The facility will enhance academic outcomes through hands-on education, interdisciplinary and collaborative problem-solving and entrepreneurial innovation. Its goals were established by collaboration between industry leaders, faculty and students. These include creating a flagship facility for undergraduate programs; encouraging interaction and cross-pollination among all constituents; creating topic-specific laboratories; exhibiting and utilizing building systems as instructional tools; including an exposed steel structure, meters displaying energy and water usage, and color coding and labeling of utility systems.

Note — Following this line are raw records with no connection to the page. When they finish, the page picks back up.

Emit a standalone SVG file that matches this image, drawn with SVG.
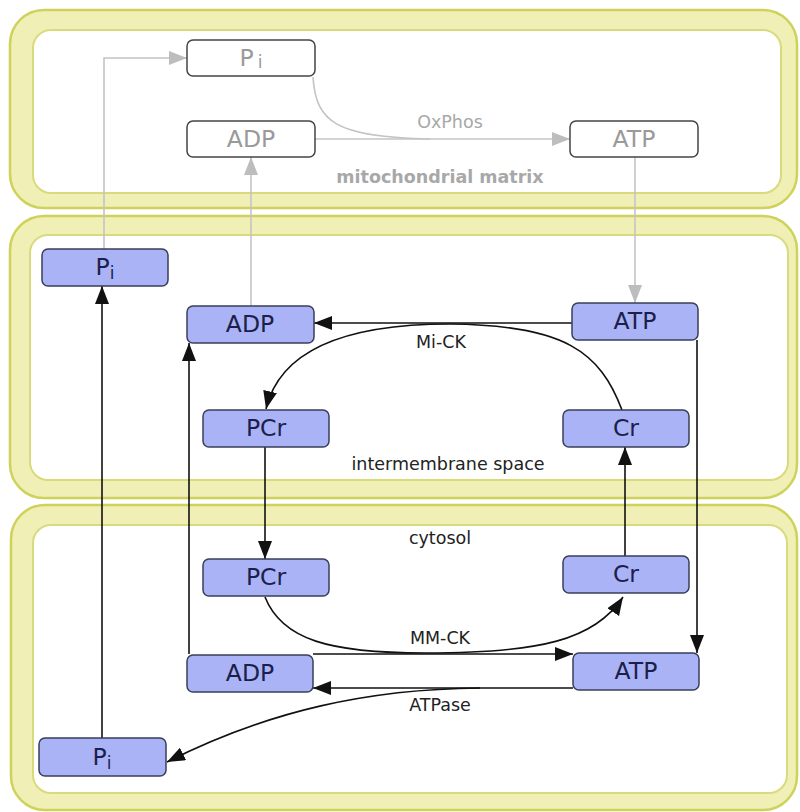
<svg xmlns="http://www.w3.org/2000/svg" width="800" height="812" viewBox="0 0 800 812">
<defs>
<marker id="ab" markerUnits="userSpaceOnUse" markerWidth="20" markerHeight="16" refX="18" refY="7" orient="auto"><path d="M0,0 L18,7 L0,14 z" fill="#111"/></marker>
<marker id="ag" markerUnits="userSpaceOnUse" markerWidth="20" markerHeight="16" refX="18" refY="7" orient="auto"><path d="M0,0 L18,7 L0,14 z" fill="#bdbdbd"/></marker>
<style>
.band{fill:#f0f0b6;stroke:#cfd25a;stroke-width:2.5}
.inner{fill:#ffffff;stroke:#d9da7c;stroke-width:2}
.nb{fill:#aab3f5;stroke:#3a3f5a;stroke-width:1.5}
.nw{fill:#ffffff;stroke:#444;stroke-width:1.5}
.tb{font-family:"DejaVu Sans",sans-serif;font-size:23.5px;fill:#1c1f4c;text-anchor:middle}
.tw{font-family:"DejaVu Sans",sans-serif;font-size:23.5px;fill:#9a9a9a;text-anchor:middle}
.lab{font-family:"DejaVu Sans",sans-serif;font-size:17.5px;fill:#222;text-anchor:middle}
.labg{font-family:"DejaVu Sans",sans-serif;font-size:17.5px;fill:#a8a8a8;text-anchor:middle}
.cb{fill:none;stroke:#111;stroke-width:1.6}
.cg{fill:none;stroke:#c4c4c4;stroke-width:1.6}
</style>
</defs>
<g id="compartments">
<rect class="band" x="10" y="10" width="787" height="198" rx="34"/>
<rect class="inner" x="33" y="30" width="748" height="163" rx="18"/>
<rect class="band" x="10" y="216" width="787" height="282" rx="34"/>
<rect class="inner" x="30" y="235" width="758" height="245" rx="18"/>
<rect class="band" x="11" y="505" width="786" height="305" rx="34"/>
<rect class="inner" x="33" y="525" width="754" height="268" rx="18"/>
</g>
<g id="connectors">
<path class="cg" d="M104,249 L104,58 L187,58" marker-end="url(#ag)"/>
<path class="cg" d="M251,306 L251,157" marker-end="url(#ag)"/>
<path class="cg" d="M315,139 L570,139" marker-end="url(#ag)"/>
<path class="cg" d="M313,77 C316,122 335,137 430,139"/>
<path class="cg" d="M635,157 L635,303" marker-end="url(#ag)"/>
<path class="cb" d="M102,738 L102,286" marker-end="url(#ab)"/>
<path class="cb" d="M189,654 L189,343" marker-end="url(#ab)"/>
<path class="cb" d="M572,323 L314,323" marker-end="url(#ab)"/>
<path class="cb" d="M622,410 C600,352 565,325 450,324 C330,324 278,358 266,409" marker-end="url(#ab)"/>
<path class="cb" d="M265,447 L265,559" marker-end="url(#ab)"/>
<path class="cb" d="M625,556 L625,447" marker-end="url(#ab)"/>
<path class="cb" d="M697,340 L697,653" marker-end="url(#ab)"/>
<path class="cb" d="M313,654 L573,654" marker-end="url(#ab)"/>
<path class="cb" d="M265,597 C282,640 330,653 425,653 C540,653 595,640 623,597" marker-end="url(#ab)"/>
<path class="cb" d="M573,688 L313,688" marker-end="url(#ab)"/>
<path class="cb" d="M480,688 C370,689 270,710 167,762" marker-end="url(#ab)"/>
</g>
<g id="labels">
<text class="labg" x="450" y="128">OxPhos</text>
<text class="labg" x="440" y="183" font-weight="bold">mitochondrial matrix</text>
<text class="lab" x="441" y="348">Mi-CK</text>
<text class="lab" x="448" y="470">intermembrane space</text>
<text class="lab" x="440" y="544">cytosol</text>
<text class="lab" x="440" y="644">MM-CK</text>
<text class="lab" x="440" y="711">ATPase</text>
</g>
<g id="m-pi"><rect class="nw" x="187" y="40" width="128" height="36" rx="6"/><text class="tw" x="251" y="66">P<tspan font-size="17" dx="4" dy="2">i</tspan></text></g>
<g id="m-adp"><rect class="nw" x="187" y="121" width="128" height="36" rx="6"/><text class="tw" x="251" y="147">ADP</text></g>
<g id="m-atp"><rect class="nw" x="570" y="121" width="128" height="36" rx="6"/><text class="tw" x="634" y="147">ATP</text></g>
<g id="i-pi"><rect class="nb" x="42" y="249" width="126" height="37" rx="6"/><text class="tb" x="105" y="275">P<tspan font-size="17" dy="4">i</tspan></text></g>
<g id="i-adp"><rect class="nb" x="187" y="306" width="127" height="37" rx="6"/><text class="tb" x="250" y="332">ADP</text></g>
<g id="i-atp"><rect class="nb" x="572" y="303" width="126" height="37" rx="6"/><text class="tb" x="635" y="329">ATP</text></g>
<g id="i-pcr"><rect class="nb" x="203" y="410" width="126" height="37" rx="6"/><text class="tb" x="266" y="436">PCr</text></g>
<g id="i-cr"><rect class="nb" x="563" y="410" width="126" height="37" rx="6"/><text class="tb" x="626" y="436">Cr</text></g>
<g id="c-pcr"><rect class="nb" x="203" y="559" width="126" height="37" rx="6"/><text class="tb" x="266" y="585">PCr</text></g>
<g id="c-cr"><rect class="nb" x="563" y="556" width="126" height="37" rx="6"/><text class="tb" x="626" y="582">Cr</text></g>
<g id="c-adp"><rect class="nb" x="187" y="655" width="126" height="37" rx="6"/><text class="tb" x="250" y="681">ADP</text></g>
<g id="c-atp"><rect class="nb" x="573" y="653" width="126" height="37" rx="6"/><text class="tb" x="636" y="679">ATP</text></g>
<g id="c-pi"><rect class="nb" x="39" y="738" width="127" height="38" rx="6"/><text class="tb" x="102" y="765">P<tspan font-size="17" dy="4">i</tspan></text></g>
</svg>
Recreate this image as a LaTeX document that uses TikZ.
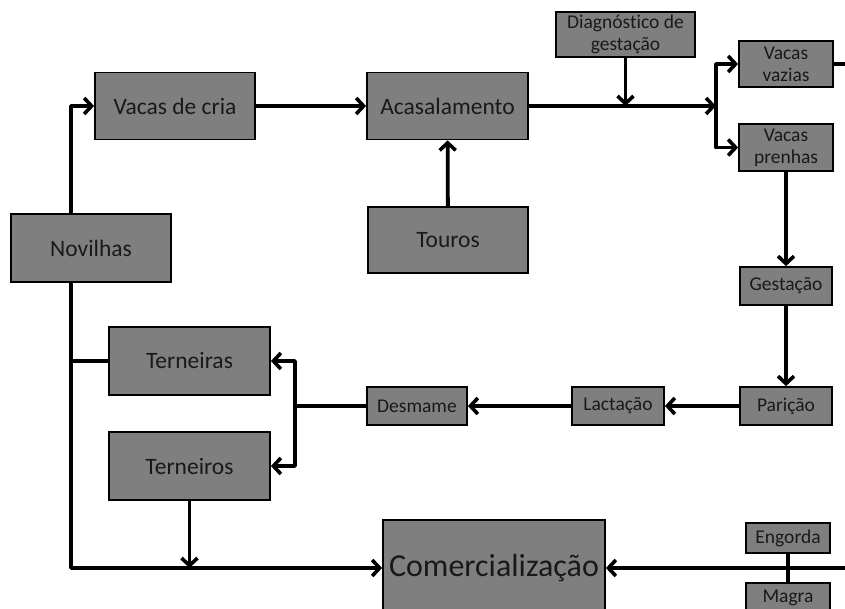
\documentclass[tikz,border=0pt]{standalone}
\usepackage{fontspec}
\setmainfont{Carlito}[Ligatures={NoCommon,NoDiscretionary}]
\usetikzlibrary{arrows.meta}
\definecolor{boxgray}{HTML}{7F7F7F}
\tikzset{
  box/.style={draw=black, fill=boxgray, line width=1.8pt, inner sep=0pt,
    align=center, text=black!90},
  big/.style={box, font=\fontsize{23.5}{26}\selectfont},
  small/.style={box, font=\fontsize{19.5}{22}\selectfont},
  link/.style={line width=3.8pt, line join=round},
  arr/.style={link, -{Straight Barb[length=7.5pt,width=16pt,line width=3.6pt]}}
}
\begin{document}
\begin{tikzpicture}[x=1pt,y=-1pt]
\useasboundingbox[fill=white] (0,0) rectangle (845,609);

% routing points
\coordinate (lx) at (71,0);
\coordinate (br) at (716,106);
\coordinate (wb) at (295,406);
\coordinate (vzout) at (845,64);
\coordinate (rin) at (845,568);

% boxes
\node[big, minimum width=160pt, minimum height=67pt] (vcria) at (175,106) {Vacas de cria};
\node[big, minimum width=161pt, minimum height=67pt] (acas) at (447.5,106) {Acasalamento};
\node[big, minimum width=160pt, minimum height=66pt] (touros) at (448,240) {Touros};
\node[big, minimum width=160pt, minimum height=68pt] (novi) at (91,248) {Novilhas};
\node[small, minimum width=139pt, minimum height=45pt] (diag) at (625.5,34.5) {Diagnóstico de\\gestação};
\node[small, minimum width=94pt, minimum height=46pt] (vazias) at (786,64) {Vacas\\vazias};
\node[small, minimum width=94pt, minimum height=47pt] (prenhas) at (786,147.5) {Vacas\\prenhas};
\node[small, minimum width=92pt, minimum height=38pt] (gest) at (786,286) {Gestação};
\node[small, minimum width=92pt, minimum height=38pt] (pari) at (786,406) {Parição};
\node[small, minimum width=92pt, minimum height=38pt] (lact) at (618,406) {Lactação};
\node[small, minimum width=100pt, minimum height=38pt] (desm) at (417,406) {Desmame};
\node[big, minimum width=161pt, minimum height=68pt] (ternas) at (189.5,361) {Terneiras};
\node[big, minimum width=161pt, minimum height=68pt] (ternos) at (189.5,466) {Terneiros};
\node[box, font=\fontsize{32}{36}\selectfont, minimum width=222pt, minimum height=96pt] (comerc) at (494,568) {Comercialização};
\node[small, minimum width=84pt, minimum height=30pt] (engorda) at (788,538) {Engorda};
\node[small, minimum width=84pt, minimum height=30pt] (magra) at (788,598) {Magra};

% heifers to breeding cows and to sale
\draw[arr] (novi.north -| lx) |- (vcria.west);
\draw[arr] (novi.south -| lx) |- (comerc.west);
\draw[link] (ternas.west) -- (ternas.west -| lx);
\draw[arr] (ternos.south) -- (ternos.south |- comerc.west);

% breeding
\draw[arr] (vcria) -- (acas);
\draw[arr] (touros) -- (acas);
\draw[arr] (acas.east) -- (br);
\draw[arr] (diag.south) -- (diag.south |- acas.east);
\draw[arr] (br) |- (vazias.west);
\draw[arr] (br) |- (prenhas.west);
\draw[link] (vazias.east) -- (vzout);

% gestation cycle
\draw[arr] (prenhas.south) -- (gest.north);
\draw[arr] (gest) -- (pari);
\draw[arr] (pari) -- (lact);
\draw[arr] (lact) -- (desm);
\draw[link] (desm.west) -- (wb);
\draw[arr] (wb) |- (ternas.east);
\draw[arr] (wb) |- (ternos.east);

% fattening / lean stock to sale
\draw[arr] (rin) -- (comerc.east);
\draw[link] (engorda.south) -- (magra.north);
\end{tikzpicture}
\end{document}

The building will include areas designed to facilitate specific undergraduate, project-based learning. The chemical and environmental labs will be state-of-the-art facilities that support scaled-unit plant operations, allowing students to understand the design parameters of processing chemicals and industrial materials into usable products.  The flow and thermodynamic lab will support hands-on experimentation of advanced fluid and heat transfer systems. ENDEAVOR will have mechanical and physical properties testing labs to allow students to characterize materials by physically testing the engineering properties. The electronics and communications labs will be a hands-on environment that allows students to put theory to practice and develop innovative devices that measure, evaluate and control electrical systems. Finally, ENDEAVOR will support a large Venture lab that will provide additive manufacturing (3D Printing), automated machine manufacturing, robotic control and coding for control systems.

The building will house 14 undergraduate research laboratories spread strategically throughout its three floors along with a lecture hall and student-project space. It will be at the corner of Hester Street and Athletic Avenue, bridging architecture, engineering, entrepreneurship, and industry interactions.